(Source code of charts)
┄┄┄┄┄┄

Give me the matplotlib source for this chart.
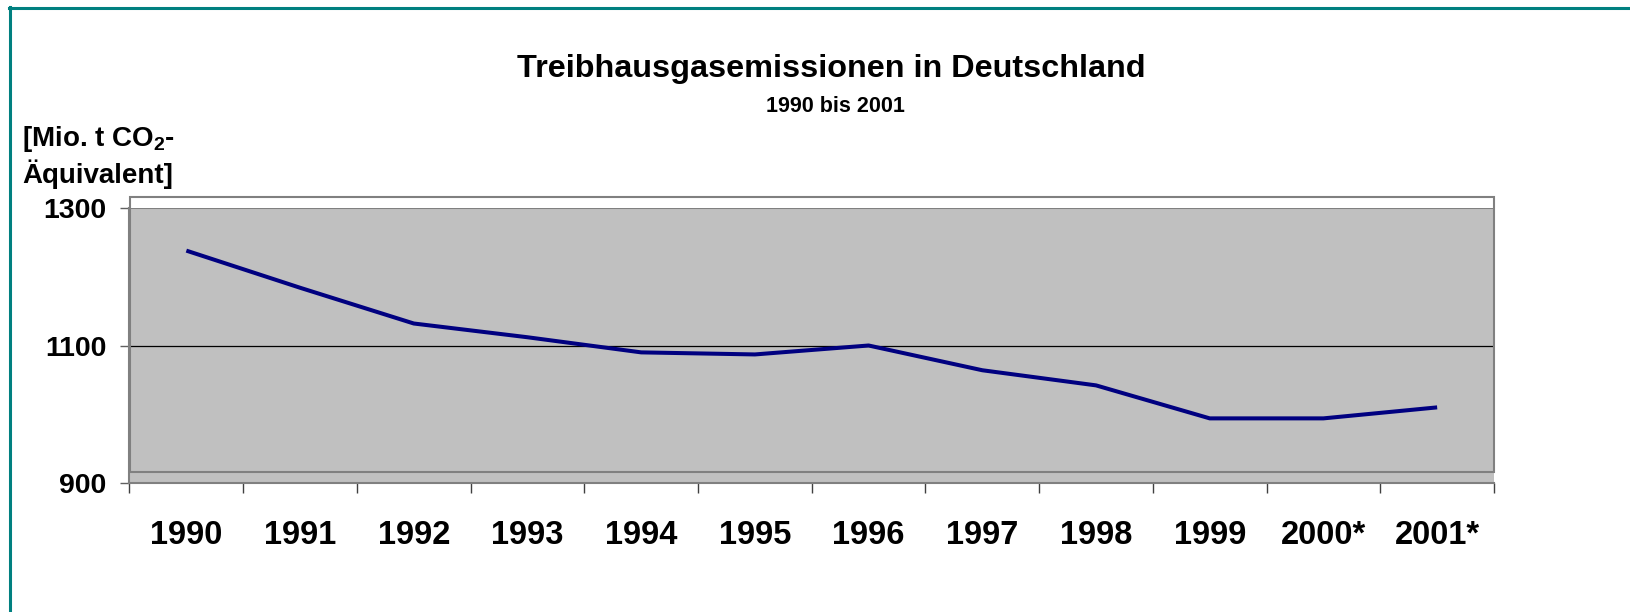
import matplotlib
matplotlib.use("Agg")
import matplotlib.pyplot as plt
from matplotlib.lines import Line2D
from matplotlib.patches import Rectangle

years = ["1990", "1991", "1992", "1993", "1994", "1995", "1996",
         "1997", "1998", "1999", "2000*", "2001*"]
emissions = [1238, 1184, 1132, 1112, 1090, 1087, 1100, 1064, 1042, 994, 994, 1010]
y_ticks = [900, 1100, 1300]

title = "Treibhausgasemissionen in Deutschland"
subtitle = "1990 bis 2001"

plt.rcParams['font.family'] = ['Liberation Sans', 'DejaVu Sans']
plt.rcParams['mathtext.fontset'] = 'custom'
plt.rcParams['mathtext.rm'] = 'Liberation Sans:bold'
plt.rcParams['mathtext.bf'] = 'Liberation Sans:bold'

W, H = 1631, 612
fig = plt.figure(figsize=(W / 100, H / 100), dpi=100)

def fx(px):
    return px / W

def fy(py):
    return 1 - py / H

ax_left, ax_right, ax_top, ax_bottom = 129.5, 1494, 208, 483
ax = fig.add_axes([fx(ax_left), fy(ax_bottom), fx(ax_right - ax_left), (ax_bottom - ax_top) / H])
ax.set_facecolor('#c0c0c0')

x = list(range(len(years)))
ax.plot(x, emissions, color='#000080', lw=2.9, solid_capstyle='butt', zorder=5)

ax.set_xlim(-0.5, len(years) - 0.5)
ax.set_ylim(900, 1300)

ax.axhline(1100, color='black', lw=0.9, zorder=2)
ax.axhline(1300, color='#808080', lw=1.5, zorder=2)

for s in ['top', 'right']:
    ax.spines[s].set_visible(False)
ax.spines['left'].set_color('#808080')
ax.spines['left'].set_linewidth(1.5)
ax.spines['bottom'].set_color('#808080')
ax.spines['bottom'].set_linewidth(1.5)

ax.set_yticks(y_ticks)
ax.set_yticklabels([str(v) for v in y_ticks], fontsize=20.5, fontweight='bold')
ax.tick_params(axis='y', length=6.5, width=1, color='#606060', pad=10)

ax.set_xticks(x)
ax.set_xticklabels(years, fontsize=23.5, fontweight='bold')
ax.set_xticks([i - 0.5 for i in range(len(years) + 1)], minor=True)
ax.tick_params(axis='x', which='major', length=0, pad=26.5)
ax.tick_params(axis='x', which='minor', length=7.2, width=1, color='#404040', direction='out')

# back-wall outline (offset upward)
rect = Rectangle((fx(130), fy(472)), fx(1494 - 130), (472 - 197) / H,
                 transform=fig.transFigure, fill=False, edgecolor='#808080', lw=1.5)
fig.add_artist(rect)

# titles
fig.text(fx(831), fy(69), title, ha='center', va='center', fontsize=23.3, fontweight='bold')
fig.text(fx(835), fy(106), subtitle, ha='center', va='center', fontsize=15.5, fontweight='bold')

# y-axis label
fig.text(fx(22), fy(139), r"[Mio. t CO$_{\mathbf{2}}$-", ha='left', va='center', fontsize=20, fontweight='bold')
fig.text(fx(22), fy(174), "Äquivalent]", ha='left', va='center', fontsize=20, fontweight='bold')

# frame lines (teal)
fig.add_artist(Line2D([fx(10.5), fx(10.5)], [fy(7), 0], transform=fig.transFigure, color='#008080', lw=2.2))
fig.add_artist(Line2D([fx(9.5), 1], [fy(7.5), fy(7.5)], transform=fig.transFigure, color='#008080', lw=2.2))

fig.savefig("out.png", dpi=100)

┄┄┄┄┄┄

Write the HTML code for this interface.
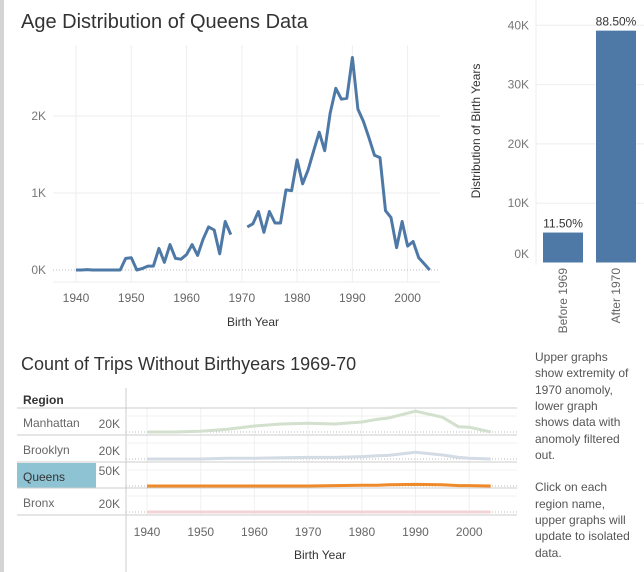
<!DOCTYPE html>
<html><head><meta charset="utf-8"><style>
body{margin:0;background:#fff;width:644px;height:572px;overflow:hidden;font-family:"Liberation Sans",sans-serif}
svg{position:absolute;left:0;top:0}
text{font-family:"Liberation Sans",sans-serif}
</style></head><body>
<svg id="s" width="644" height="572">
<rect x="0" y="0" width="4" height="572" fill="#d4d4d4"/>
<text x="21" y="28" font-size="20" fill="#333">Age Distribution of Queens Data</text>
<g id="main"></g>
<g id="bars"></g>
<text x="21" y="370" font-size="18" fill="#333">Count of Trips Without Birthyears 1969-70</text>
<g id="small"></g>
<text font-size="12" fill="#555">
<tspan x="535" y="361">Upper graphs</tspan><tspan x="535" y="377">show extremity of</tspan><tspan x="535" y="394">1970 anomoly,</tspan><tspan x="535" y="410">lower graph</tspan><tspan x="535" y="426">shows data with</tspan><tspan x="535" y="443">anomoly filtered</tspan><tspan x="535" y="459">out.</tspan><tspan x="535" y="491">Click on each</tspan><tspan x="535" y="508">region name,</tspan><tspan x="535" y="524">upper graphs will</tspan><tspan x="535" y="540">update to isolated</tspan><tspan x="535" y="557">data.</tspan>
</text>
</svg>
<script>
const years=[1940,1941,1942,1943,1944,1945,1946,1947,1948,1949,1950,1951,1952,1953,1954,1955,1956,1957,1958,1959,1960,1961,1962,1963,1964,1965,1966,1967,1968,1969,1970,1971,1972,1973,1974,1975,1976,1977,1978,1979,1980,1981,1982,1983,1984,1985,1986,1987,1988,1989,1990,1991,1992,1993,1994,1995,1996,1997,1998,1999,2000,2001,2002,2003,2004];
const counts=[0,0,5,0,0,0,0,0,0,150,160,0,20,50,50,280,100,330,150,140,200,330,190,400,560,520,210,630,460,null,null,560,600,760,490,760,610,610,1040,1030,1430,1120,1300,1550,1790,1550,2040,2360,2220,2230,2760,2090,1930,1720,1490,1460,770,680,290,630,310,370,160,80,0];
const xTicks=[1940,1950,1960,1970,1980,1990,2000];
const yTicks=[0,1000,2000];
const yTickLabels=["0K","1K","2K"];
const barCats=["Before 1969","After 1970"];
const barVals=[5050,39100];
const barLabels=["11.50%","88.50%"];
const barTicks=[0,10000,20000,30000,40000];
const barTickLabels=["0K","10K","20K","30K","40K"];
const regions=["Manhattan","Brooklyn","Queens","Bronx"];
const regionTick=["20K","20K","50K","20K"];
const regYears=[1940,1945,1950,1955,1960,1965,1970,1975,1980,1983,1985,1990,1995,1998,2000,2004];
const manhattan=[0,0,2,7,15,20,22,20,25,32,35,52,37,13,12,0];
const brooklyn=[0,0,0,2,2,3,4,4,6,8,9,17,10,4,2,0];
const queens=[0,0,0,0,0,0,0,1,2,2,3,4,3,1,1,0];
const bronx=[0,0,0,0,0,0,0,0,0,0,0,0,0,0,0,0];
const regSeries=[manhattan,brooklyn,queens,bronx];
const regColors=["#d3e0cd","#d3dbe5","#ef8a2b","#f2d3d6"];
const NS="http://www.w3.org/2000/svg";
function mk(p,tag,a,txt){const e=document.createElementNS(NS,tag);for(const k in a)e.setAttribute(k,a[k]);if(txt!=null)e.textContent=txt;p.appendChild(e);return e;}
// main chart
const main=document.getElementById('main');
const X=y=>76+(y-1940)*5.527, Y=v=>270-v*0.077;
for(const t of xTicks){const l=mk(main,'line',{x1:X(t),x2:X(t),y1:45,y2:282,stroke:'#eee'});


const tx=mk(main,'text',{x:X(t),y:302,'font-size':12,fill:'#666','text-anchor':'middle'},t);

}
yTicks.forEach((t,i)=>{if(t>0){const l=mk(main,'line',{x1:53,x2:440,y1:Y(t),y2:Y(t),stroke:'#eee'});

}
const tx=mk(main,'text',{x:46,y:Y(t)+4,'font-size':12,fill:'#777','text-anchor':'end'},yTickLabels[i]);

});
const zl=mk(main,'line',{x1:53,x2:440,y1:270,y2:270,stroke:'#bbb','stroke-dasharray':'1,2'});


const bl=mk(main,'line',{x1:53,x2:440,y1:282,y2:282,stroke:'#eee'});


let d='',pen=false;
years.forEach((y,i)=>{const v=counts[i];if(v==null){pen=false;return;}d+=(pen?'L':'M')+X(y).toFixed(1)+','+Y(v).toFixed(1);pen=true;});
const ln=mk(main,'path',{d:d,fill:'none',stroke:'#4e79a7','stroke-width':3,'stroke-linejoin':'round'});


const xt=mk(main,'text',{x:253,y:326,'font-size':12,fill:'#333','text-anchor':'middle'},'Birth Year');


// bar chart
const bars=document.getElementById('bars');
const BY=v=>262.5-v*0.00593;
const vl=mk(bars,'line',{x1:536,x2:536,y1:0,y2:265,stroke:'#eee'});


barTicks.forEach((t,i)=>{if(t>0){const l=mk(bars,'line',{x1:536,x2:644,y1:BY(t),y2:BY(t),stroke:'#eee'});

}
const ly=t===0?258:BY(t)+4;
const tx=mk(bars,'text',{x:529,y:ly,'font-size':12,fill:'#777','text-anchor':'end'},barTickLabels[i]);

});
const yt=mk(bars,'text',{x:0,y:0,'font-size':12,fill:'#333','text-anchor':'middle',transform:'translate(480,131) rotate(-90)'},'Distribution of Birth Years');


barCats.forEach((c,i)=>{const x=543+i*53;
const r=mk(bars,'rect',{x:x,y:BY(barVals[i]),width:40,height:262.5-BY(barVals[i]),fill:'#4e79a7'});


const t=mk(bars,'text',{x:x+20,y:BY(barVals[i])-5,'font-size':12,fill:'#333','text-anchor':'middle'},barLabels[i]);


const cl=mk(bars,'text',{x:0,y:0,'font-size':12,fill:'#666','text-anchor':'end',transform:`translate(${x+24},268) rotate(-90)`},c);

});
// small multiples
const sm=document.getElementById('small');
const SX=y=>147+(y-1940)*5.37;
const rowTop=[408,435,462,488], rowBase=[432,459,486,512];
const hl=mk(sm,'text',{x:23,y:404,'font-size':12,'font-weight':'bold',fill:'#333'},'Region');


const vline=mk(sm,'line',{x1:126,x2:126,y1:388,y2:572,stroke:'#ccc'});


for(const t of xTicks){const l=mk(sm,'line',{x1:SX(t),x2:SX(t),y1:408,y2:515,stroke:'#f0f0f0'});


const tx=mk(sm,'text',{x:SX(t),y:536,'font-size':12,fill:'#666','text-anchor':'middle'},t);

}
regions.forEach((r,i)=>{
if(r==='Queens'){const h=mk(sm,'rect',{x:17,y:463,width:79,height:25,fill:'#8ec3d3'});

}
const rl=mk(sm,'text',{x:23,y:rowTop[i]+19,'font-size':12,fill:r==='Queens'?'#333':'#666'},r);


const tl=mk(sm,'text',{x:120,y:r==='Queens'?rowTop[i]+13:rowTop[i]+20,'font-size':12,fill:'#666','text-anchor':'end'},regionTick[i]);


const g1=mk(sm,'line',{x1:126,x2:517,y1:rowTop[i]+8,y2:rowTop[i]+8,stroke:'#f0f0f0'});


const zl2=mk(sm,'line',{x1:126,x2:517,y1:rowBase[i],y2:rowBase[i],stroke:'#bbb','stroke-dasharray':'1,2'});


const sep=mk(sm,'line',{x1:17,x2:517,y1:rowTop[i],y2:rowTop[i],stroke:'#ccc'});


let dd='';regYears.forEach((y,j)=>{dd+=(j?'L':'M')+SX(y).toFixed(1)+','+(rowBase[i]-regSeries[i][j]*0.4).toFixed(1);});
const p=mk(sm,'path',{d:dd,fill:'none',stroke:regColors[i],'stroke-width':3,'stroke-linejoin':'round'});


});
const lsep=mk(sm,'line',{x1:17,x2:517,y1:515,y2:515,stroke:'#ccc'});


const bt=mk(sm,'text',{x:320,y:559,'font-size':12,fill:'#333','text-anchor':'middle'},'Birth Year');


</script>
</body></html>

┄┄┄┄┄┄

SET PROBLEM: Give every line of the material that includes the string "this".

WORKED SOLUTION:
Give me the matplotlib source for this chart.
Write the HTML code for this interface.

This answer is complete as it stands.